Wednesday, April 29, 2015

Notes on Chinese Poetry for 4/30/15

The earliest Chinese poetry begins with the Shih Ching, a collection of 305 poems of varying length, drawn from all ranks of Chinese society. The title Shih Ching is usually translated in English as The Book of Songs or sometimes as The OdesShih means "song-words." Ching can mean "classic" or "traditional" or in the context of literature, it means "writings" or "scripture." 
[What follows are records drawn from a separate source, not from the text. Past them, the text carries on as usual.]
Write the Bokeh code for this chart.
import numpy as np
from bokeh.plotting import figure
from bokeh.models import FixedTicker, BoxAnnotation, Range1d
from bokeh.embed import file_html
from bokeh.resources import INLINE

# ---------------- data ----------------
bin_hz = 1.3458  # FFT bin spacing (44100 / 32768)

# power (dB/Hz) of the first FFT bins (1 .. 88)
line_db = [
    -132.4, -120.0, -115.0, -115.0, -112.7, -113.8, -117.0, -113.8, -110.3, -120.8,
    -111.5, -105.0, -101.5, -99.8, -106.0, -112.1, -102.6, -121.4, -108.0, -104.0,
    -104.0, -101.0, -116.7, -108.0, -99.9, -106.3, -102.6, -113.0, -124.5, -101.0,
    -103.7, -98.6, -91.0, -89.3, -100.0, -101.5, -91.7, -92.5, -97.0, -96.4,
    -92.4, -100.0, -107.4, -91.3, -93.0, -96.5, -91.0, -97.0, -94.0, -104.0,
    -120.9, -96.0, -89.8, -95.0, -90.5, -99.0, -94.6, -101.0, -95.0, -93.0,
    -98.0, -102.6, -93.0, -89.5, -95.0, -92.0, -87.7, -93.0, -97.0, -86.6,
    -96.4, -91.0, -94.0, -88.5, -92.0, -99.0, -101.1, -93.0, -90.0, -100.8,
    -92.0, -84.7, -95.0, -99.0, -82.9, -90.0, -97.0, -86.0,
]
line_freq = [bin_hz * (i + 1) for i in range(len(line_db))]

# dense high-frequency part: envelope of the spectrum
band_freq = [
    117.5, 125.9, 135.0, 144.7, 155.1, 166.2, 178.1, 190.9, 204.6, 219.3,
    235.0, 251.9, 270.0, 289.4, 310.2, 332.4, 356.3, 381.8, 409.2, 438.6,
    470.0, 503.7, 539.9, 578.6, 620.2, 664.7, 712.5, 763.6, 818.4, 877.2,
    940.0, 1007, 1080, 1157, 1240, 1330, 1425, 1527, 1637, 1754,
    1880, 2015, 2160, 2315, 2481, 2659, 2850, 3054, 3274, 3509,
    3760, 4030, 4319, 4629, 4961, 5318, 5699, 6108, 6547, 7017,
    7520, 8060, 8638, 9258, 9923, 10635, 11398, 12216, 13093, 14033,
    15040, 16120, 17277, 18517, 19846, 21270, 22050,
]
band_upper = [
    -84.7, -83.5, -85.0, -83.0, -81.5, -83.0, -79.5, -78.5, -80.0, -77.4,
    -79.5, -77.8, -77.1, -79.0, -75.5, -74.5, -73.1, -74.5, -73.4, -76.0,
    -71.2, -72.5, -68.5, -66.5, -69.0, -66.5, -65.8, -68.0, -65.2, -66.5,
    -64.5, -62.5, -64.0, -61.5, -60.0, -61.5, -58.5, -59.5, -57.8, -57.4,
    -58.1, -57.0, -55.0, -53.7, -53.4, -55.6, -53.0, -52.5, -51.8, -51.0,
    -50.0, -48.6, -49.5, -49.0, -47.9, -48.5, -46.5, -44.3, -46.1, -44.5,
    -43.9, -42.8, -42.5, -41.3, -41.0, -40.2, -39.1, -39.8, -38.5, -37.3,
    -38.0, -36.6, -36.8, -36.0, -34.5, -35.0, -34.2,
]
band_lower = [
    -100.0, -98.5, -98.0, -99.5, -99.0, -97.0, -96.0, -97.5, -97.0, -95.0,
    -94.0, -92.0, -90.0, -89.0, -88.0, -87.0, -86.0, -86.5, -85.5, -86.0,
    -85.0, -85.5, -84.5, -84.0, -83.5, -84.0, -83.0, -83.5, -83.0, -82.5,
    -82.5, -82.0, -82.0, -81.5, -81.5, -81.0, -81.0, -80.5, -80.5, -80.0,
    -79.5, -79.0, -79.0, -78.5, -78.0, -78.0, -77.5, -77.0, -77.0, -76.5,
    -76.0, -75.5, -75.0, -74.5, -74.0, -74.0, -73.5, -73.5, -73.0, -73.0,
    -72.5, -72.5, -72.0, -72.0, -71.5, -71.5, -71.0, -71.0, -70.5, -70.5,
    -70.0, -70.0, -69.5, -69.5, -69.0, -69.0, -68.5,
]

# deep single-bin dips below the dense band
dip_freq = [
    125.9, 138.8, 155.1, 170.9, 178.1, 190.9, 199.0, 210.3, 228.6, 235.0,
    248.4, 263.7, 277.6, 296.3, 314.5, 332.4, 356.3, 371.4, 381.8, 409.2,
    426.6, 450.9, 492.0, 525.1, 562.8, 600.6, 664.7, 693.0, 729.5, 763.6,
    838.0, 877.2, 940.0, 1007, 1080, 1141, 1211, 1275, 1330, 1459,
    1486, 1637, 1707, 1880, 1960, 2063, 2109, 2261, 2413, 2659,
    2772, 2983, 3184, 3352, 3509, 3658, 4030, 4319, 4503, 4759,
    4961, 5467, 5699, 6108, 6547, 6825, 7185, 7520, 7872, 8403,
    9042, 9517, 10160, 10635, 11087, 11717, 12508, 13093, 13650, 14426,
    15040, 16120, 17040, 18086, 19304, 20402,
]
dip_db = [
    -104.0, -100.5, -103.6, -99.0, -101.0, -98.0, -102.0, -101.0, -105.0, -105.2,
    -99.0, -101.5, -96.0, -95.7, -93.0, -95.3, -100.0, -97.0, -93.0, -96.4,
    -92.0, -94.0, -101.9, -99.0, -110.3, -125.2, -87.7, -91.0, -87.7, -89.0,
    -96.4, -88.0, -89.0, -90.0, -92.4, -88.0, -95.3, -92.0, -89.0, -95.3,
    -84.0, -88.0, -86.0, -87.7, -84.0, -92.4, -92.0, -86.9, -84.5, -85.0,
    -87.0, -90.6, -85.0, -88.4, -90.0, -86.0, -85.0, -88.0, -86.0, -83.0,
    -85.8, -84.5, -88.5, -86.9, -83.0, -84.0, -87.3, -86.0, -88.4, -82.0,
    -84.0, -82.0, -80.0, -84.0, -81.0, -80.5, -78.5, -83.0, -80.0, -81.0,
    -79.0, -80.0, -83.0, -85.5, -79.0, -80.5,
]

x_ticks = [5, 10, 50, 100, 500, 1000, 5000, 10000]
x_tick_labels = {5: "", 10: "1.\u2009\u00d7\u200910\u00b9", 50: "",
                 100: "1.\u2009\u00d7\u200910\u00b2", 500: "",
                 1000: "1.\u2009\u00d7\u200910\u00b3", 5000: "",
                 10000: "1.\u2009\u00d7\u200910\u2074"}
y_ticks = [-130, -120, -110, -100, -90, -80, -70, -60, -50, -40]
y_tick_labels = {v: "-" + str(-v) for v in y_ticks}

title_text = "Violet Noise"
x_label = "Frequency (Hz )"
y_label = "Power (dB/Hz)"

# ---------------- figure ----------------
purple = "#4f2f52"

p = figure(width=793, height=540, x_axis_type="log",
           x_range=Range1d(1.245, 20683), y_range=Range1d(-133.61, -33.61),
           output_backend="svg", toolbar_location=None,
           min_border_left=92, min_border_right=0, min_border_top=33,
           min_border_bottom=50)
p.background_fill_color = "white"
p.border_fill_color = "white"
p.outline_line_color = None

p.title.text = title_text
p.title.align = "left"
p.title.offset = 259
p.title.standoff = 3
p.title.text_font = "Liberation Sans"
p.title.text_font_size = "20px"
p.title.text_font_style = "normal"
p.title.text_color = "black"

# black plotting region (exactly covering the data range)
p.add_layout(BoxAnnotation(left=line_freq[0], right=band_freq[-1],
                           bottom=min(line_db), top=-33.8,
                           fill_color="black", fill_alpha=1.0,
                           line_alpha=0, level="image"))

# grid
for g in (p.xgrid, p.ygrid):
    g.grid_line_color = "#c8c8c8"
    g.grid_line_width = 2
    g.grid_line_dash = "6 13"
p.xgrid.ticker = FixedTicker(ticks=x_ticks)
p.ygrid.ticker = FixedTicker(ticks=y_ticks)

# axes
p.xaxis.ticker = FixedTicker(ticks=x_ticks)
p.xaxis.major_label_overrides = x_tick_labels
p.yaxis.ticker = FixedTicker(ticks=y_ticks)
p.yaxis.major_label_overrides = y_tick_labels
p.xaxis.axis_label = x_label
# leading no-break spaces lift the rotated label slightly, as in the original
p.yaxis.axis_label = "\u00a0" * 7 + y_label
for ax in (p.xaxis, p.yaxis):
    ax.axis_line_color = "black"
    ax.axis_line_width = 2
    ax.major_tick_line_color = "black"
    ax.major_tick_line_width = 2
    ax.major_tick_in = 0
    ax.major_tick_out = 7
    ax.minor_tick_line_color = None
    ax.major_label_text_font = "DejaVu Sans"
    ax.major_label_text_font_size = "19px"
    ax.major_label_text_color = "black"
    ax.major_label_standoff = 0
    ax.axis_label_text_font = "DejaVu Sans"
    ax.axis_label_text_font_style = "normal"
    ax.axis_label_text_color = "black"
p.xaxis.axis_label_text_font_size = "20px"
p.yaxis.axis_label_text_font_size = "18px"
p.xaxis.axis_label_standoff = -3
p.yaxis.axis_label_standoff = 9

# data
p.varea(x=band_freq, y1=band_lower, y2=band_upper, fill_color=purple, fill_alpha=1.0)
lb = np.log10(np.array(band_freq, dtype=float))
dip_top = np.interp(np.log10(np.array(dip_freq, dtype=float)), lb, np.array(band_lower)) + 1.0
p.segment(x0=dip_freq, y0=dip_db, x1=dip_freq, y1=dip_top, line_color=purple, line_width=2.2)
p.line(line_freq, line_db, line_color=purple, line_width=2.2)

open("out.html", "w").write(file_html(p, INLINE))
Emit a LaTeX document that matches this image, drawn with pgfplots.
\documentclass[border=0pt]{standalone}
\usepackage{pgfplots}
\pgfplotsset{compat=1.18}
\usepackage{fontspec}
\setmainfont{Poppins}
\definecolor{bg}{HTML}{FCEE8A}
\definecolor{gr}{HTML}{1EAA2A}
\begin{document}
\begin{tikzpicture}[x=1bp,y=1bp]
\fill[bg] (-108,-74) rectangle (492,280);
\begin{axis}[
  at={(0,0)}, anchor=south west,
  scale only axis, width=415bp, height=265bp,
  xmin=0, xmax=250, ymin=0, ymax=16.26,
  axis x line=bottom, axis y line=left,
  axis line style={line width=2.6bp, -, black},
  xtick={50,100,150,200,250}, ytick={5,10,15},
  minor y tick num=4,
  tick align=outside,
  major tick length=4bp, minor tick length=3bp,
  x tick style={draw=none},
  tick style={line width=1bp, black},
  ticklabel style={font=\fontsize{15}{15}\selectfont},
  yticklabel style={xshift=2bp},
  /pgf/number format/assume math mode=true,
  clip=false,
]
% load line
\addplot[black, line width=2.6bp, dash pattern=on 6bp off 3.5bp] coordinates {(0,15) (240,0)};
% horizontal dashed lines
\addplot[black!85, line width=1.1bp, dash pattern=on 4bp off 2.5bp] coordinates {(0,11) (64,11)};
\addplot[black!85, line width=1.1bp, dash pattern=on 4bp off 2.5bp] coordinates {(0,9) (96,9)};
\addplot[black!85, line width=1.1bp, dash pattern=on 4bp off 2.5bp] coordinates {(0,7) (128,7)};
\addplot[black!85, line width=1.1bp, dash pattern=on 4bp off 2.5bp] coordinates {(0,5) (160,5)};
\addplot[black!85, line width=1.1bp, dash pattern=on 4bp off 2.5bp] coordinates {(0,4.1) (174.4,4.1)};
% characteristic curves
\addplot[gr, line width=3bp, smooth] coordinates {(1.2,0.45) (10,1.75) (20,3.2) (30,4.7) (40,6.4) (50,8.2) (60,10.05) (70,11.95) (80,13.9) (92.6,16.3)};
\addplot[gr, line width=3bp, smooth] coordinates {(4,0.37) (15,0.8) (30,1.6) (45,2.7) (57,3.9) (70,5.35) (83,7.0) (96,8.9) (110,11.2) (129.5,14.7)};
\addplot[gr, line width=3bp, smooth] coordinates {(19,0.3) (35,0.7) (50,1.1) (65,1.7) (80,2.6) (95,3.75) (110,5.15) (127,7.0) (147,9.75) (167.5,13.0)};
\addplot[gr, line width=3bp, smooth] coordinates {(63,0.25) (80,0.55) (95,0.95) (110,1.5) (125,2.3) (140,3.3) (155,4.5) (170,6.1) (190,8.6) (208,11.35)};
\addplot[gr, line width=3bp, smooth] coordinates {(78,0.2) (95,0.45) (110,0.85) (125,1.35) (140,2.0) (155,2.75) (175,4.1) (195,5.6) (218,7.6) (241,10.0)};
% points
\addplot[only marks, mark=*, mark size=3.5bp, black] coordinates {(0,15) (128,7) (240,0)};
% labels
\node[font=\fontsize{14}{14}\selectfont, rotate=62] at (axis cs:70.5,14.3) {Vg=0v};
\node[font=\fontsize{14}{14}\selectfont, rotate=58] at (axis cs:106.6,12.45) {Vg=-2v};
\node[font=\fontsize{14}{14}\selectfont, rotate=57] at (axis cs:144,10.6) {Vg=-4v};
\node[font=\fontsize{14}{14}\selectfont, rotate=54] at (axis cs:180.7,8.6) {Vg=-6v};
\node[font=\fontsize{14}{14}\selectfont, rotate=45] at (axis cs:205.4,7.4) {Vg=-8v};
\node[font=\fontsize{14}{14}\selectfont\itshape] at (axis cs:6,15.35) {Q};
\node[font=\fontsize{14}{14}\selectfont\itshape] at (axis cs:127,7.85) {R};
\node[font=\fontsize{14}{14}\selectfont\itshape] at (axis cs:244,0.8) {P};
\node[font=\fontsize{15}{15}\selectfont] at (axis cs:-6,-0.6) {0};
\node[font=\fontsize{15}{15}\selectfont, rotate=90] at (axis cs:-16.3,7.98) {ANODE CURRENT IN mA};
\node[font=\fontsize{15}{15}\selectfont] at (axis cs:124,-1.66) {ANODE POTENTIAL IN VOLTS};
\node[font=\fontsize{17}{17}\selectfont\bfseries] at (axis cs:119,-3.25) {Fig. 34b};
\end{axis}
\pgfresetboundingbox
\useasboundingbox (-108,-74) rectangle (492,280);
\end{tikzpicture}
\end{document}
Some of these poems may date back to 1000 BCE. The oldest poem in this collection that can be pinpointed precisely dates back to 621 BCE, the date of the death of Duke Mu of the state of Ch'in. The various poems probably were compiled over several centuries, most of them during the Zhou (also spelled Chou) period around 600 BCE. This treasury of traditional songs is the oldest collection of poems in world literature, and it became one of the Five Confucian Classics.
In spite of the many centuries that the Shih Ching embraces, there are several traits prevalent in the poems that later became traits of Chinese poetry generally.
Traits of Classical Chinese poetry:
(1) Usually, the Chinese poem is fairly simple on the surface. Western culture, which was influenced by Shakespeare, Milton, and the Romantic poets, had a pronounced tendency to think of poems as ornate, elaborate creations made by a few men of genius. Chinese culture, influenced by the anonymity of the Shih Ching, had a tendency to think of poems as something written by common humanity for the eyes of other humans.
(2) Usually the poem deals with either agrarian imagery, courtship and marriage, or dynastic concerns. The Zhou (or Chou) dynasty was agrarian in its roots, and for its people, "their sense of beauty and order is closely related to the cycles and abundance of the agricultural year," as Stephen Owen suggests (xx). Likewise, the poems often revolve around the sorrows and joys of romance, or dealt with the heroic and legendary exploits of rulers and kings. Other poems, which probably originated in folk-songs, deal with the everyday trials and tribulations of love, life, and the family.
(3) Each poem is usually composed of lines of four syllables, usually with rhymed endings in the original Chinese. Often these four syllables appear as four pictograms. The normal form of the courtship and marriage songs is three verses of four lines each. Only a single non-fragmentary poem consists of a single quatrain, the form that later became popular in modern Chinese poetry.
(4) The poetic principle organizing the poem is often one of contrast. Often Chinese poetry will juxtapose a natural scene with a social or personal situation. The reader of the poem sees the similarity in the natural description and the human condition, and comes to a new awareness of each by this contrast. In Chinese, this idea is embodied in the terms fubi, and xing (pronounced "shing"). Fu refers to a straightforward narrative with a beginning, middle, and conclusion, that stands by itself. Bi, literally "against," implies a comparison or contrast, placing two things side by side. When one takes two different fu, and places them together, the two create a bi. This results in xing, a mental stimulation or "lightning" that pervades the mind of the reader, bringing new insight or awareness into the nature of the individual fu that compose the poem. Confucius stated that this xing is the purpose of poetry, that the point of a poem was to make the mind contemplate its subject deeply.
Like European poetry, Chinese poetry often relies on alliteration, repetition, and onomatopoeia to create its effects.